Copy the lines of the data below exactly, starting at the first and stopping after the line that contains "width=120pt,minimum height=40pt] (ecom)"; include no pictures.

-- Start --

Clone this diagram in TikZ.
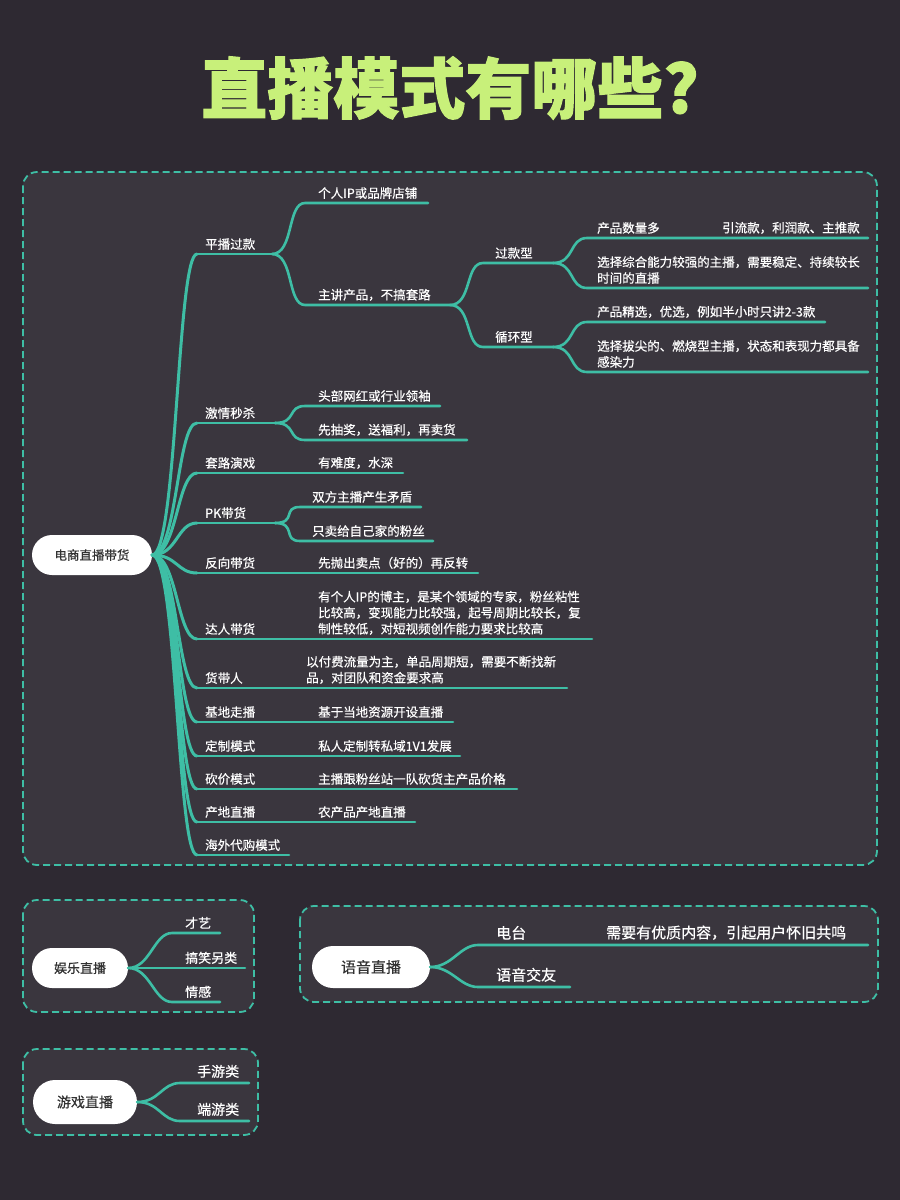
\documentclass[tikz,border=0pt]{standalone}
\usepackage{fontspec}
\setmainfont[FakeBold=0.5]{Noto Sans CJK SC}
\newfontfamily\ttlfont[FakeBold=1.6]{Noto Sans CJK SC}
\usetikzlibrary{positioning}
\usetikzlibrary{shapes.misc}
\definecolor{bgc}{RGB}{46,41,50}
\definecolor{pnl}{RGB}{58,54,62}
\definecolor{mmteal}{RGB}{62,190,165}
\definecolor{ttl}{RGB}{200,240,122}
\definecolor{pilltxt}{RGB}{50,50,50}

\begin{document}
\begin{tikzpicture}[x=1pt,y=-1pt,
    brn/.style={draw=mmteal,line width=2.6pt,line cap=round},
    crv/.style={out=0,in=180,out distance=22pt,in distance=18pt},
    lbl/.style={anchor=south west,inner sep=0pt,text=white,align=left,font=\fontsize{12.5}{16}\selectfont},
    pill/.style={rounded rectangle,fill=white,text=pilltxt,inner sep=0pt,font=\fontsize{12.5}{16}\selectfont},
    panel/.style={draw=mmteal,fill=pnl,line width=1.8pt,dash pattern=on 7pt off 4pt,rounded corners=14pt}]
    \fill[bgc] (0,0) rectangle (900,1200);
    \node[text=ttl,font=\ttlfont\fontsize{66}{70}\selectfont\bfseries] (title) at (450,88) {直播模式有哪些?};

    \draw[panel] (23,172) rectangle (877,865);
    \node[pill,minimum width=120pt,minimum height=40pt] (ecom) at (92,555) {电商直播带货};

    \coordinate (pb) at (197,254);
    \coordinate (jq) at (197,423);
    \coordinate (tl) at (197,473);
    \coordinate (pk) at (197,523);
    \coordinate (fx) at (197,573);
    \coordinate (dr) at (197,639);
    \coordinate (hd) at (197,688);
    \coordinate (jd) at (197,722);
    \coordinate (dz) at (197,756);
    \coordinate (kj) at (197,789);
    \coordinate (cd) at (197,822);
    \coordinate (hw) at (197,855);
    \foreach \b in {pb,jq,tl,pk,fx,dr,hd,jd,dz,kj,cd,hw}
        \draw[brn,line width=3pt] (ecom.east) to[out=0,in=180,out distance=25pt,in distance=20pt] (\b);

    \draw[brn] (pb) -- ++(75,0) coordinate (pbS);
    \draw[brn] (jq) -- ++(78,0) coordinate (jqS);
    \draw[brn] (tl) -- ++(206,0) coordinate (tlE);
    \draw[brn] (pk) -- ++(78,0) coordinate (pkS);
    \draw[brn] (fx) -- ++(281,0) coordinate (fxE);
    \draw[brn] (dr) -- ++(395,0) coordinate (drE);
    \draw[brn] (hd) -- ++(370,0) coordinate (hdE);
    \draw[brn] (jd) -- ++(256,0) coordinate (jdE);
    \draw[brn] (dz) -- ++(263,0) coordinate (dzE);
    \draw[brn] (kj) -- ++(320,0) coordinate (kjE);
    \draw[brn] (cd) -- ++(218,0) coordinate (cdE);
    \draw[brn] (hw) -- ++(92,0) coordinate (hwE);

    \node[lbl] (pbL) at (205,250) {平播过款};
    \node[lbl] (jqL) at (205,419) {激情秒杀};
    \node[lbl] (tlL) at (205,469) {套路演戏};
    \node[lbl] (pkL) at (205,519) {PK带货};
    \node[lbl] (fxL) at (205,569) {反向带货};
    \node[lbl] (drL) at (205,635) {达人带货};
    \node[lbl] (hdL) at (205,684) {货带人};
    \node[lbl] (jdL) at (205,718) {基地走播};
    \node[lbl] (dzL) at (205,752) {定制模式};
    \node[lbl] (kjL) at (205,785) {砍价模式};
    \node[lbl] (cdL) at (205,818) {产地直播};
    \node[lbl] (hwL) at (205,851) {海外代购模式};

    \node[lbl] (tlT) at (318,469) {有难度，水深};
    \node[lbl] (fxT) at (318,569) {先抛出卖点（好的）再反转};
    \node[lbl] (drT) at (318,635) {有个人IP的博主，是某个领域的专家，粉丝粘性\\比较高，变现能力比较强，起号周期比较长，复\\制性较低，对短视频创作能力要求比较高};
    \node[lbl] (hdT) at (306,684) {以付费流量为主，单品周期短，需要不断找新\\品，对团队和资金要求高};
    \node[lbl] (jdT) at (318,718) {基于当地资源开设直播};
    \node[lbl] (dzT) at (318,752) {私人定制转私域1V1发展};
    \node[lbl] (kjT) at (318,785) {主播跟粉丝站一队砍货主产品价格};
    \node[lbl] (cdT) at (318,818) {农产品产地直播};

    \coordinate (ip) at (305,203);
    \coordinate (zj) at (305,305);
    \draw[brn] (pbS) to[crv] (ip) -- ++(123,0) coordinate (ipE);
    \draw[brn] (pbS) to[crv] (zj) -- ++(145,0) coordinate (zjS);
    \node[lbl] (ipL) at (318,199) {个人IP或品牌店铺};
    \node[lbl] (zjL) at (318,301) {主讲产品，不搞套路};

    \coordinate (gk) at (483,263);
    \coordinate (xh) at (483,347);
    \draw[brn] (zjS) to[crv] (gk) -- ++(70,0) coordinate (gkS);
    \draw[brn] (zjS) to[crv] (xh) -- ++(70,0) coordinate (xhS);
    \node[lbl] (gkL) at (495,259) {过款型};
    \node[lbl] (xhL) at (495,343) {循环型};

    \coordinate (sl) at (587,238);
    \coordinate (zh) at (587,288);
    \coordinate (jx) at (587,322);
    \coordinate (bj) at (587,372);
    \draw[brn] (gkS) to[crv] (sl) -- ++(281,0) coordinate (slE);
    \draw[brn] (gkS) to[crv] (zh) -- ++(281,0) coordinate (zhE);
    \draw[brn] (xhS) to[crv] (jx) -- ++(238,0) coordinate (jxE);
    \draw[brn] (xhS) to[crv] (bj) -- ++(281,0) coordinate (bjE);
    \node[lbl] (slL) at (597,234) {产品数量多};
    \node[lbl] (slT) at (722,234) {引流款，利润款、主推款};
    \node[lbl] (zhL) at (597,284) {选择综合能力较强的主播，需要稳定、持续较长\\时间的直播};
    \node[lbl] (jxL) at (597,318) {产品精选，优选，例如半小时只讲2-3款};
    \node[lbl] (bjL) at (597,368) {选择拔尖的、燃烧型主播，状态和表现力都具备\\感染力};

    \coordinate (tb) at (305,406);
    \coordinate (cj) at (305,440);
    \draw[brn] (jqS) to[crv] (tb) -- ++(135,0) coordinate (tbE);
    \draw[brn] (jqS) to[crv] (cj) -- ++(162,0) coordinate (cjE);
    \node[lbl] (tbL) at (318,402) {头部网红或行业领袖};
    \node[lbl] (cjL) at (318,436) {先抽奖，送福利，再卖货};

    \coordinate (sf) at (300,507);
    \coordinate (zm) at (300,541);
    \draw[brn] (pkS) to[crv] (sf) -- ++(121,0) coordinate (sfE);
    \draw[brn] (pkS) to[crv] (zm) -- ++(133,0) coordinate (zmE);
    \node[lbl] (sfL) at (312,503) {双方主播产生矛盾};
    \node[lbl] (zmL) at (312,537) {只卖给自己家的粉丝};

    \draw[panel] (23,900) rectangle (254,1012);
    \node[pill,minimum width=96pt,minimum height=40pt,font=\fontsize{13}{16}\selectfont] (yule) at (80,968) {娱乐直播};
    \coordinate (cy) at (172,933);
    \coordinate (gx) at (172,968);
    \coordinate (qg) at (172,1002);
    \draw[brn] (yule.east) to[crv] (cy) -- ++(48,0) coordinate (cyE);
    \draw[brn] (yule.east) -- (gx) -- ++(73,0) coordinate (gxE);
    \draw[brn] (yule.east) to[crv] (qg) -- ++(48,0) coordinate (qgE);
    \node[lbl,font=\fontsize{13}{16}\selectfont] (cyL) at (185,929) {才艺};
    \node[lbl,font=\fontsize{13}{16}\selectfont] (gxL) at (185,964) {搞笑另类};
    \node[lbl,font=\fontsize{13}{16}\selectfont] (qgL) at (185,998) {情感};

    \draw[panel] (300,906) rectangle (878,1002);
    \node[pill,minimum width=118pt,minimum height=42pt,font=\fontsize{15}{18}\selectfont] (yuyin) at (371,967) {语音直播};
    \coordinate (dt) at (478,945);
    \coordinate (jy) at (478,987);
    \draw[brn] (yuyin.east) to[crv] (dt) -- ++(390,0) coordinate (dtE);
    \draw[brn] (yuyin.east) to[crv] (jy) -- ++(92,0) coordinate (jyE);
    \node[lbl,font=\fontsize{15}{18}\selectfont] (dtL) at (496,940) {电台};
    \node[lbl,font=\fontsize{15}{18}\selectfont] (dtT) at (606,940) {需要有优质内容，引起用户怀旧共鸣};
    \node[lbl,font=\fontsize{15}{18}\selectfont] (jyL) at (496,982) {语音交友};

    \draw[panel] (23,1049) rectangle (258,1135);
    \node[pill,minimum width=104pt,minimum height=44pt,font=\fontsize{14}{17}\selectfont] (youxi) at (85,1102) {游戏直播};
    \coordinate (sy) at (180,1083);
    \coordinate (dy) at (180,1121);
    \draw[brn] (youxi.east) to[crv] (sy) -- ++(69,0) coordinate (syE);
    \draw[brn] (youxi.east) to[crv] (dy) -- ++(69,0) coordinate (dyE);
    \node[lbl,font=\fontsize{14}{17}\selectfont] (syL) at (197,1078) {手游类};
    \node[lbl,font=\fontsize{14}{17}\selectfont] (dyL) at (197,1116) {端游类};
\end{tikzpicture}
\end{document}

-- End --

* FINAL RESULT *
Clone this diagram in TikZ.
\documentclass[tikz,border=0pt]{standalone}
\usepackage{fontspec}
\setmainfont[FakeBold=0.5]{Noto Sans CJK SC}
\newfontfamily\ttlfont[FakeBold=1.6]{Noto Sans CJK SC}
\usetikzlibrary{positioning}
\usetikzlibrary{shapes.misc}
\definecolor{bgc}{RGB}{46,41,50}
\definecolor{pnl}{RGB}{58,54,62}
\definecolor{mmteal}{RGB}{62,190,165}
\definecolor{ttl}{RGB}{200,240,122}
\definecolor{pilltxt}{RGB}{50,50,50}

\begin{document}
\begin{tikzpicture}[x=1pt,y=-1pt,
    brn/.style={draw=mmteal,line width=2.6pt,line cap=round},
    crv/.style={out=0,in=180,out distance=22pt,in distance=18pt},
    lbl/.style={anchor=south west,inner sep=0pt,text=white,align=left,font=\fontsize{12.5}{16}\selectfont},
    pill/.style={rounded rectangle,fill=white,text=pilltxt,inner sep=0pt,font=\fontsize{12.5}{16}\selectfont},
    panel/.style={draw=mmteal,fill=pnl,line width=1.8pt,dash pattern=on 7pt off 4pt,rounded corners=14pt}]
    \fill[bgc] (0,0) rectangle (900,1200);
    \node[text=ttl,font=\ttlfont\fontsize{66}{70}\selectfont\bfseries] (title) at (450,88) {直播模式有哪些?};

    \draw[panel] (23,172) rectangle (877,865);
    \node[pill,minimum width=120pt,minimum height=40pt] (ecom) at (92,555) {电商直播带货};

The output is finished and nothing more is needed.